Monday, November 23, 2009

Final Project

Extended Literary Analysis Paper: I am confident in the paper Vampires and Humanity in and through Time I wrote for Interview with the Vampire. I feel that the topic of vampires as a metaphor is one worth exploring, and might even be fun, especially with all the Twilight and many more pieces of vampire entertainment about us. I would like to take this opportunity to become an educated viewer and get something deeper out my experience than just a good story. Anyways, in my first paper, I explored the possibilities of immortality and vampirism, what time means for immortals, and the search for truth and origin. In the final project I would dig further into the topic of time for vampires while applying them to the time/generation of the book's publication. In other words, vampires are a metaphor for issues of the time that the vampire book was published. To do this effectively, I would reference the works of The Postmodern Condition, Simulacra and Simulation, and Tendencies. These works on postmodern views and ways of thinking are what was going on at the time of Interview with the Vampire. A quote that I would like to use: "there are important senses in which "queer" can signify only when attached to the first person. ... to make the description "queer" a true one is the impulsion to use it in the first person". (Tendencies) I think this quote would be a good one to look at what Interview points out about thought. From Interview, Armand says, "is this th eonly power that obsesses you, so that yo must make us gods and devils yourself when the only power there exists is inside ourselves?" (237).

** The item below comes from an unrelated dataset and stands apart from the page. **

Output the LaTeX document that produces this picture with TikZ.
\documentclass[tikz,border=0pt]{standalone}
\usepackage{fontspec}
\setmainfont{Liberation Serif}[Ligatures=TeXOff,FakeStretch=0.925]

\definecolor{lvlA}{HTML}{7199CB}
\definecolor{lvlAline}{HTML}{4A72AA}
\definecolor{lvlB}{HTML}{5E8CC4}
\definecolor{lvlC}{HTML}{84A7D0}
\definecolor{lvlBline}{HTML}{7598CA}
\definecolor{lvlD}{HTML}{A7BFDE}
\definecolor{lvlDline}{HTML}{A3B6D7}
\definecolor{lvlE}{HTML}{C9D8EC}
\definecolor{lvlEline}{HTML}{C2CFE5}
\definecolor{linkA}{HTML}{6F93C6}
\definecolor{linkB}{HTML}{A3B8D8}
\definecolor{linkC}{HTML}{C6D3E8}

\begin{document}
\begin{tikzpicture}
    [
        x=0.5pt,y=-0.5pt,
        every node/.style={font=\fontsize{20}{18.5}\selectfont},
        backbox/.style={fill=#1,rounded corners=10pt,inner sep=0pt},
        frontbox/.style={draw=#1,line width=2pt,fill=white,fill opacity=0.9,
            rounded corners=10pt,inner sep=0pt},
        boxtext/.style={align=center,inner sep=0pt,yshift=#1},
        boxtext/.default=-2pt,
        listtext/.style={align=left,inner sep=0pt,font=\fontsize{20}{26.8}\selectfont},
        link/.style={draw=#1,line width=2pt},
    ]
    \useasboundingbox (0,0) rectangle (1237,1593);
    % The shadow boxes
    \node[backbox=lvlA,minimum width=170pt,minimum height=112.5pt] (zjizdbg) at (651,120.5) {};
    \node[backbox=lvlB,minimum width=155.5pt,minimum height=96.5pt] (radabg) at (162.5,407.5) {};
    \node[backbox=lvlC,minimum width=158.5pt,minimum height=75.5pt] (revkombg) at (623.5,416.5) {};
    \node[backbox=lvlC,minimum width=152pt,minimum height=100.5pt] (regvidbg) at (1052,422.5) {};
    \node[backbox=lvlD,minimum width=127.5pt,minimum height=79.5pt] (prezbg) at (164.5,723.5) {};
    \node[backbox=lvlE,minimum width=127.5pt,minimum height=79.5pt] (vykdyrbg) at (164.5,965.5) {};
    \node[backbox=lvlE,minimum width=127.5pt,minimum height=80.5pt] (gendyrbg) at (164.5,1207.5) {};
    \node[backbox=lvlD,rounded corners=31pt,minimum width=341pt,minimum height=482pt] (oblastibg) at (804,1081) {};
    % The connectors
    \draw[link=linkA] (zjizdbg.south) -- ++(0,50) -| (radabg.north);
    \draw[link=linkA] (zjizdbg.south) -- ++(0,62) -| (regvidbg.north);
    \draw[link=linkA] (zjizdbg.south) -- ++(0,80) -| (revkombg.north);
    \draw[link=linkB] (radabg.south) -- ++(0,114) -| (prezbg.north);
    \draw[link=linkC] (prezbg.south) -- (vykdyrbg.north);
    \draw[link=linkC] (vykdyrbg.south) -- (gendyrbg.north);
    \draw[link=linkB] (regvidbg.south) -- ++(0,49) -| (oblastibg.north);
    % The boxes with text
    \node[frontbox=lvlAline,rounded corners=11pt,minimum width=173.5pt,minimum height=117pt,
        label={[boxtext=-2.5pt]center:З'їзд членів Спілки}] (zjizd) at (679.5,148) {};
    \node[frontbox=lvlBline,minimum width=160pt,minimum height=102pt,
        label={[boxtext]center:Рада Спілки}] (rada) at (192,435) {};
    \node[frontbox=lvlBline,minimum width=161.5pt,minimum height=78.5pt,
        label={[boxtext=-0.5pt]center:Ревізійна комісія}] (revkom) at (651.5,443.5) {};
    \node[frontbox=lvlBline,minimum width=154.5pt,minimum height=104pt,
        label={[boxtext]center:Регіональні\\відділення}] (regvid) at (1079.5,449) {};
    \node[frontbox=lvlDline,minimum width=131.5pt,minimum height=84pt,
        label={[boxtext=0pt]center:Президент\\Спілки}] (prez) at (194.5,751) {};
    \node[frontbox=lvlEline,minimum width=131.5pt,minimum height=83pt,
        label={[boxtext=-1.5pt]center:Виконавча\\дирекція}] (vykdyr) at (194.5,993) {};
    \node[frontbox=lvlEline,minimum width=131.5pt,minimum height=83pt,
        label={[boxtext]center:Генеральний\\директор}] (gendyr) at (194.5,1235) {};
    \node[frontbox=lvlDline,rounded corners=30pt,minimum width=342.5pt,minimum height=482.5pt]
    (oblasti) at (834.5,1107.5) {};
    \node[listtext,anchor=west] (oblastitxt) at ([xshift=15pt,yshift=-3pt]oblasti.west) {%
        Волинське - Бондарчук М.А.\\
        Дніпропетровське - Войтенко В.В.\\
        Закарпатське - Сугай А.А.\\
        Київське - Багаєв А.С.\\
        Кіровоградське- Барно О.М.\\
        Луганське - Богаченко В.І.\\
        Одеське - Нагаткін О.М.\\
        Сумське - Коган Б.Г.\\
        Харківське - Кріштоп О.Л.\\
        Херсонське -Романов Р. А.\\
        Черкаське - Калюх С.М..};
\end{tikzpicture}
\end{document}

The two quotes relate to each other because they refer to true meaning, or the purest source of information and thoughts.
To emphasize how the vampire is a metaphor for the time it was introduced I would also bring in Dracula and talk about it's metaphor to Britain, Victorian times and views. A most valuable resource for this part of the paper would be the literary analysis The Occidental Tourist: Dracula and the Anxiety of Reverse Colonization. I like that it talks about a variety of things. For instance, vampires being indicative of a country's ruin. The metaphor is that British appearance in a country means "game over". The analysis also talks about how vampires take over and transform their victims' "personal identities... cultural, political, and racial selves" (465). This is getting at the metaphor of colonization being a mix between the country and britain, but to really exploit this idea a quote about the "mother" vampire and it's child vampire interracting should be used. I should also look into the other analyses to see if there are any more historical accounts of Britain's views, politics or other relevant issues.
Through both novels, this would also be a good opportunity to see how each time viewed women, their place, and their rights. To do this I would examine how women interracted, responded and related to the vampire, which is a metaphor for the time and, in both novels, a man vampire. The same idea goes for gay or lesbian views in both novels.

1 comment:

  1. kindling, there's a word that I would like for you to explore which is "temporality." Many postmodern theorists say that in our contemporary world, we experience "time" much differently. History is something that we can revise or just forget, and the future seems always in the present. In other words, we exist in a world where concepts of time are no longer "linear"--there was a beginning, middle, and an end--but in a world that seems all jumbled up together in some bizarre collage. Actually we can use the medium of the collage as a useful metaphor for the postmodern experience of temporality. Think of the character of Louis NOT as a vampire, but as a metaphor for the postmodern condition in terms of the contemporary experience of time.